This really **is** how they drew it up.

I mentioned in this week’s Observations post the nice job Pickens did blocking on Swift’s second touchdown of the day.  He was hardly alone in that regard; in fact, it was one of those plays where literally everyone did their job exactly as they were supposed to, which is why nobody touched Swift on his way to the end zone.

Some darn beautiful blocking

D'Andre Swift glides into the endzone after effective blocking.

Indeed it was.



Filed under Georgia Football, Strategery And Mechanics

16 responses to “This really **is** how they drew it up.

  1. Bulldog Joe

    Woerner in the H back position is a good way to solve the backside pursuit problem.

    Liked by 1 person

  2. I love how Swift shifts that ball away from pursuing defenders just in case he gets hit from that side. Its the small things.

    Liked by 1 person

  3. bcdawg97

    Even Landers on the backside holds his block for the entire play.


  4. 3rdandGrantham

    Not sure why – perhaps because they are smaller than their typical O counterparts or because many do a poor job of it – but seeing WRs blocking like this or downfield is my favorite thing to see from the offense.
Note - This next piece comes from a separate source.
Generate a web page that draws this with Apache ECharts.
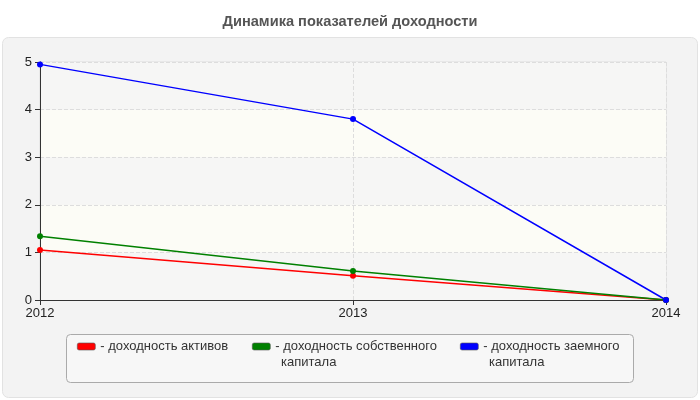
<!DOCTYPE html>
<html>
<head>
<meta charset="utf-8">
<script src="https://cdn.jsdelivr.net/npm/echarts@6/dist/echarts.min.js"></script>
<style>
  html, body { margin: 0; padding: 0; background: #fff; }
  #chart { width: 700px; height: 400px; }
</style>
</head>
<body>
<div id="chart"></div>
<script>
var years = ['2012', '2013', '2014'];
var names = ['доходность активов', 'доходность собственного капитала', 'доходность заемного капитала'];
var firstLines = ['- доходность активов', '- доходность собственного', '- доходность заемного'];
var secondLines = ['', 'капитала', 'капитала'];
var colors = ['#ff0000', '#008000', '#0000ff'];
var assets = [1.05, 0.51, 0];
var equity = [1.34, 0.61, 0];
var debt = [4.95, 3.8, 0];
var yTicks = [0, 1, 2, 3, 4, 5];

var myChart = echarts.init(document.getElementById('chart'));
var values = [assets, equity, debt];
var legendLeft = [77, 252, 460];
var font = 'Liberation Sans';

var series = [];
var legends = [];
var graphics = [
    {
        type: 'rect', z: -10,
        shape: { x: 2.5, y: 37.5, width: 695, height: 360, r: 6 },
        style: { fill: '#f3f3f3', stroke: '#e2e2e2', lineWidth: 1 }
    },
    {
        type: 'rect', z: -9,
        shape: { x: 66.5, y: 334.5, width: 567, height: 48, r: 4 },
        style: { fill: '#f7f7f7', stroke: '#aaaaaa', lineWidth: 1 }
    }
];
for (var i = 0; i < names.length; i++) {
    series.push({
        name: names[i],
        type: 'line',
        data: values[i],
        color: colors[i],
        symbol: 'circle',
        symbolSize: 6,
        lineStyle: { width: 1.5 },
        animation: false
    });
    legends.push({
        data: [names[i]],
        left: legendLeft[i],
        top: 340,
        padding: 0,
        itemWidth: 18,
        itemHeight: 7,
        icon: 'roundRect',
        itemStyle: { borderColor: '#555', borderWidth: 0.6 },
        formatter: (function (t) { return function () { return t; }; })(firstLines[i]),
        textStyle: { fontFamily: font, fontSize: 13, color: '#333' }
    });
    if (secondLines[i]) {
        graphics.push({
            type: 'text',
            x: legendLeft[i] + 29,
            y: 362,
            style: { text: secondLines[i], font: '13px "Liberation Sans"', fill: '#333', verticalAlign: 'middle' }
        });
    }
}

var option = {
    animation: false,
    title: {
        text: 'Динамика показателей доходности',
        left: 'center',
        top: 9,
        textStyle: { fontFamily: font, fontSize: 14.6, fontWeight: 'bold', color: '#555' }
    },
    graphic: graphics,
    legend: legends,
    grid: {
        left: 40, right: 34, top: 62, bottom: 100,
        show: true, borderColor: '#dddddd', borderWidth: 1, backgroundColor: 'transparent'
    },
    xAxis: {
        type: 'category',
        data: years,
        boundaryGap: false,
        axisLine: { lineStyle: { color: '#333' } },
        axisTick: { show: true, alignWithLabel: true, length: 5, lineStyle: { color: '#333' } },
        axisLabel: { fontFamily: font, fontSize: 13, color: '#222', margin: 7 },
        splitLine: { show: true, lineStyle: { color: '#dddddd', type: 'dashed' } }
    },
    yAxis: {
        type: 'value',
        min: yTicks[0],
        max: yTicks[yTicks.length - 1],
        interval: 1,
        axisLine: { show: true, lineStyle: { color: '#333' } },
        axisTick: { show: true, length: 5, lineStyle: { color: '#333' } },
        axisLabel: { fontFamily: font, fontSize: 13, color: '#222', margin: 8 },
        splitLine: { show: true, lineStyle: { color: '#dddddd', type: 'dashed' } },
        splitArea: { show: true, areaStyle: { color: ['#f6f6f5', '#fcfcf6'] } }
    },
    series: series
};
myChart.setOption(option);
</script>
</body>
</html>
Now I know why Kirby puts such emphasis on it, in which he’ll bench a 5 star WR until he is motivated to block efficiently.


  5. 92 grad

    Can someone explain why all the backfield defenders got sucked into the middle of the formation? The two in the back especially. They drifted toward the center of the field immediately and I cant see why they wouldn’t have seen Swift breaking to his left.


    • Yurdle

      The easiest explanation may be that Murray State ain’t Bama. But Swift and the play design do a few subtle things to sell the run inside: Swift approaches the line vertically (notice how he stays on the hash) and throttles down as he gets the ball. When he turns outside, he moves much more quickly. Plus the TE backside block looks like a lead block or a trap block, both of which take advantage of run keys to suggest a run to the right.


  6. Harold Miller

    From my seats, I saw the flow right and Swift cut back against the flow. It was a thing of beauty.


  7. The Dawg abides

    Because of the play design. Pickens going in motion draws the corner inside, then when the ball is snapped he is still flowing with Pickens in case it’s a play-action pass. The safety and outside linebacker get sucked in because everyone except the TE starts flowing right. By then, it’s too late. The safety actually reads the play and gets in the lane, but Swift’s move and then Pickens’ block take him out. Then it’s just Swift’s speed. Perfect design and execution.
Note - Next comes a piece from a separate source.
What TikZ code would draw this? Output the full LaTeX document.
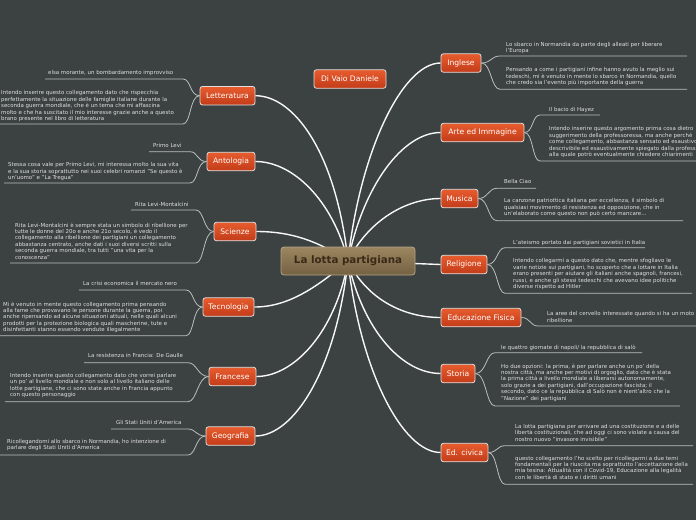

  8. As best as I can tell Pickens ends up blocking two different players on this run by Swift.


  9. David H.

    Murray State must have been in man coverage, because the CB (#14) followed Pickens all the way into the middle of the field. By the time he realized it was a running play, his whole side of the defense was left unoccupied. If they had been in zone and the safety (the one that Pickens ended up blocking) had switched onto coverage of Pickens, then the CB could have stayed wide and protected his side of the field.